The Cannes Film Festival is addicting. Not just because of the luxurious assemblage of the grandest and most star–studded films of the year, all demanding one's attention, but because it's combined with the frantic atmosphere of a carnival. Covering the festivity for a Chinese media outlet, I attended the 76th Cannes Film Festival this May. Every morning—even after a mere four hours of sleep—in a small apartment I shared with four other reporters, I was instantly energized by yet another day exclusively dedicated to a cinematic world: where every conversation, every chance encounter, belonged to a magical experience.

At Cannes, cinema completely takes over one’s mind. The only actual worry is making sense of the labyrinthine timetable and trying to squeeze just one more screening into a day already full of events. This is immensely gratifying for any cinephile. The world ceases to exist and only the screen remains intact. But the cinematic world doesn't exist in a vacuum, despite the effort put in to making it seem that way at a place like Cannes.

When watching Wang Bing’s latest documentary Youth (Spring) on the lives of young textile workers in a small Chinese town of Zhili, it is hard not to remember the ongoing labor protest due to the recent pension reform in France and local authorities’ ban on rallies in much of Cannes.

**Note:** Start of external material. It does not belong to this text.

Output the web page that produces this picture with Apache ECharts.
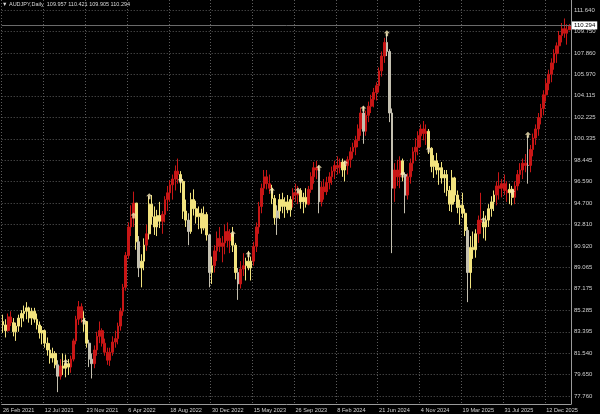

Or when watching a Senegalese narrative film on female empowerment, Thierry Frémaux’s remark that he only “cares about Johnny Depp as an actor” becomes much more troubling and even problematic. The knowledge that many of the films being screened, for the pleasure of the attendees, are born from reality and decisively tackle social issues sharply contrasts with the festivals’ ceaseless attempt to separate art from the rest of the world.

The Cannes Film Festival is also an incredibly difficult ticket to get. Flaunting its status as a temple of cinema that celebrates film as the glitziest art form there is, Cannes is a notoriously exclusive event reserved for the stars, the press outlets, and the industry personnels. The program “Three Days in Cannes”—introduced just recently in 2018—is the only access for people outside of the industry, and even it limits participants to a time frame of three days and an age range between 18 to 28. A badge, in this sense, becomes another tool to filter through those who promote the hierarchy and thus belong in it.

The premiere system also contributes to this hierarchy of art and who can see it, as the greatest allure of coming here is to see a film before anyone else in the world can. It may even give one a certain sense of superiority. Someone would have to spend long hours waiting in line just to see Martin Scorsese or Wes Anderson’s newest entry in the Grand Auditorium Louis Lumière, while people with badges of higher category could walk inside at ease—the crux of the event is not about seeing a film or missing a film, it’s how gatekeeping, power hierarchy, and discrimination are normalized in the almighty name of cinema.

While seeing the faces of the textile workers, their joys and sadnesses, on the enormous screen of the auditorium, I was among some of the wealthiest people on Earth. The realization that absolutely no one in the audience could have similar experiences, or could even empathize with them was startling, rendering that experience of premiere immensely surreal. This isn't to say that the wealthy are not entitled to watch a film if they have no personal connection with the subject matter—films are meant to bring us to worlds we’ve never seen or experienced before—but it is a poignant reminder that a film festival could and should never be depicted as some sacred land of cinema, which is conveniently removed from all the problems of the real world.

It should be a microcosm of our world. We watch films in order to find strength to face reality, not run from it. The narrative of “art for art’s sake” is problematic precisely because of the shared knowledge that films originate from reality, and one should never build a wall to separate art from everything else. Johnny Depp as a human being is inseparable from his job as an actor, just as the war in Ukraine, the protests in France, and the textile workers in Zhili are no less important than the starlight, fame, and glory of the king of all film festivals. At the end of Youth, after four hours of staring into the daily routine of a group of people we may never cross again halfway across the planet, Wang Bing thanked all the workers “for their splendid life.” Maybe we should do the same.